The honest output here is not “tune harder.” It’s “collect more history before pretending you know.”
Why This Matters Beyond Context Bundles
This is one of those boring infrastructure improvements that keeps showing up everywhere in agent systems.
Any time you see a threshold in an autonomous stack, ask:
- how often does it fire?
- is that rate intentional?
- what happens if it never fires?
- what happens if it fires constantly?
That applies to:
- context governance
- PR queue pressure
- timeout health
- blocked-rate alerts
- lesson confidence cutoffs
- eval quality gates
The pattern is the same every time. Static thresholds are fine as a starting point. But if you never measure their live firing rate, you’re not operating a feedback loop. You’re operating a superstition.
The Rule I Want to Keep
I want warning thresholds to earn their place.
A warn threshold should do one of three things:
- fire often enough to give early pressure signals
- stay quiet because the system is genuinely healthy
- explicitly admit that history is too thin to calibrate yet
What it should not do is sit in the codebase looking responsible while contributing nothing.
That’s the bigger lesson from today’s change.

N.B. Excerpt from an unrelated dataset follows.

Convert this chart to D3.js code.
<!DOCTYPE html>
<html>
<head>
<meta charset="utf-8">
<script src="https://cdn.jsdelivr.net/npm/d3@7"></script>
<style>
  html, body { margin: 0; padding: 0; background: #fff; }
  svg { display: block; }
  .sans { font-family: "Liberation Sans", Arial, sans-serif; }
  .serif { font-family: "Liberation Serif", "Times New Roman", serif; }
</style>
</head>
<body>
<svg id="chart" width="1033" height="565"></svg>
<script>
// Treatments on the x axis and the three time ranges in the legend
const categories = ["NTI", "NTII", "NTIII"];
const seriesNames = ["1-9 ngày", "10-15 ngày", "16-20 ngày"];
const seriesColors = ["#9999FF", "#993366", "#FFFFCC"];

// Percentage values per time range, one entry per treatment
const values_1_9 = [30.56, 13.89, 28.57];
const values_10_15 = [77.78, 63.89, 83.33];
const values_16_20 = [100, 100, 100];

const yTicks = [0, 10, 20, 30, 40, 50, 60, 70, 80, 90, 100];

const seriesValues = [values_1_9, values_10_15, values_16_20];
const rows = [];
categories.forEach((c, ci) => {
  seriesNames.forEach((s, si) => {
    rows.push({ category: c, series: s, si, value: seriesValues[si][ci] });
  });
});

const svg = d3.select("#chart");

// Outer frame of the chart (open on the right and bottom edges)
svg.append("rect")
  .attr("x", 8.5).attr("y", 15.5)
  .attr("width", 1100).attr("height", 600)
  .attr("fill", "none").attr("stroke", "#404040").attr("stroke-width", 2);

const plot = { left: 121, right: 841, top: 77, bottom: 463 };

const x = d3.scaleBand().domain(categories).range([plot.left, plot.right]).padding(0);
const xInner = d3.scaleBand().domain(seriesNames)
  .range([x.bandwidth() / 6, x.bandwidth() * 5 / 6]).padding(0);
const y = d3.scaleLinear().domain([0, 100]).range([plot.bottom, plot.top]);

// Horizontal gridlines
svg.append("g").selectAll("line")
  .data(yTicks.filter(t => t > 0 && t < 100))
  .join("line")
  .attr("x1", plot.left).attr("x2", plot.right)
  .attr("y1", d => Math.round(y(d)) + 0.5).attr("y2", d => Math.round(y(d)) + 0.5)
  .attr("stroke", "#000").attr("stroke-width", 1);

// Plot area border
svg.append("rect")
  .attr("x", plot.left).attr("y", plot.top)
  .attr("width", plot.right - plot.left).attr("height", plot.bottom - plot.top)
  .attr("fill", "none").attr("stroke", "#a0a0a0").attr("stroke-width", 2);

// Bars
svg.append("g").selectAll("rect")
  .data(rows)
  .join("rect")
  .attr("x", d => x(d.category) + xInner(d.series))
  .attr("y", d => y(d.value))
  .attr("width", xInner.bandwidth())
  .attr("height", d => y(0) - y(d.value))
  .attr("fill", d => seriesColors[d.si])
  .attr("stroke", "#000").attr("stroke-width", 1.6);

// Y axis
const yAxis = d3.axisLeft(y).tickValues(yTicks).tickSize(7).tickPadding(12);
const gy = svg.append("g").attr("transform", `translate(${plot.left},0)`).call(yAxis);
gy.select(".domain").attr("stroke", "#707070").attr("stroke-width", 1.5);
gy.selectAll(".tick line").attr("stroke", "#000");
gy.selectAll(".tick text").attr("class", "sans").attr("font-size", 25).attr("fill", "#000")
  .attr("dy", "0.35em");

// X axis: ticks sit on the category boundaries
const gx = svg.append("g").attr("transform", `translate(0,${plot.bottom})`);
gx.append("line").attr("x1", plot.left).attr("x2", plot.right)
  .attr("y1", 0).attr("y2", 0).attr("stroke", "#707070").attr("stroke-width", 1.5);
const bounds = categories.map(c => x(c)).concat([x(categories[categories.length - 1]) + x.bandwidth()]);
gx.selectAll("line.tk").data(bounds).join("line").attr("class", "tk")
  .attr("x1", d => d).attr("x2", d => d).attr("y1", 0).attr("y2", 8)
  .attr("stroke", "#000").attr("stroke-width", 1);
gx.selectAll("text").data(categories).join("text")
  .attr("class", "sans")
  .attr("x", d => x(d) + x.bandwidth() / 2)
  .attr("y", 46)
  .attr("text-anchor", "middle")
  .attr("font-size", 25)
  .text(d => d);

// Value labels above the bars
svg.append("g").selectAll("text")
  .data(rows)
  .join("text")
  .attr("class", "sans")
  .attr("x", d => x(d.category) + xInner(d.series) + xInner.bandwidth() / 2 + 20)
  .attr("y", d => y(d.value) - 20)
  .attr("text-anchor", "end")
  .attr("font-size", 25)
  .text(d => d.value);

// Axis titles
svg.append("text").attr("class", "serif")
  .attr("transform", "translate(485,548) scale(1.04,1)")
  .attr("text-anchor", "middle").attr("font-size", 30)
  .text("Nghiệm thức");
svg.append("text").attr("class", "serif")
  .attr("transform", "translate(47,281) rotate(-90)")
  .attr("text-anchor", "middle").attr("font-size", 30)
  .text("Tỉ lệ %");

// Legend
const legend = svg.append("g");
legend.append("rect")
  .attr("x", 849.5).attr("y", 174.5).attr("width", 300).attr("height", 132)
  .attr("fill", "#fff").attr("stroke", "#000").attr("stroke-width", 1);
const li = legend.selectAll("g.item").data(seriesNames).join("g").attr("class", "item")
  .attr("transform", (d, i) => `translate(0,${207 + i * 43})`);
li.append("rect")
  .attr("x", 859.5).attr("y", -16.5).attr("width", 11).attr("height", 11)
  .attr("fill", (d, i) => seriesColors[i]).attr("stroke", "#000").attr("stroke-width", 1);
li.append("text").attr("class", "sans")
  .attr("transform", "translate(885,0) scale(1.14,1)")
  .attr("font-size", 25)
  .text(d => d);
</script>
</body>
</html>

Context governance is not just about what bundles contain. It’s also about whether your monitoring policy has any empirical relationship to reality.
Nice round numbers are seductive. Measured thresholds are better.
Implementation: scripts/context-bundle-report.py, with regression coverage in tests/test_context_bundle_report.py. The current live recommendation is to consider lowering the size warn threshold from > 25000 to > 20801, keep the unique-file threshold as-is, and wait for more overlap history before retuning coupling policy.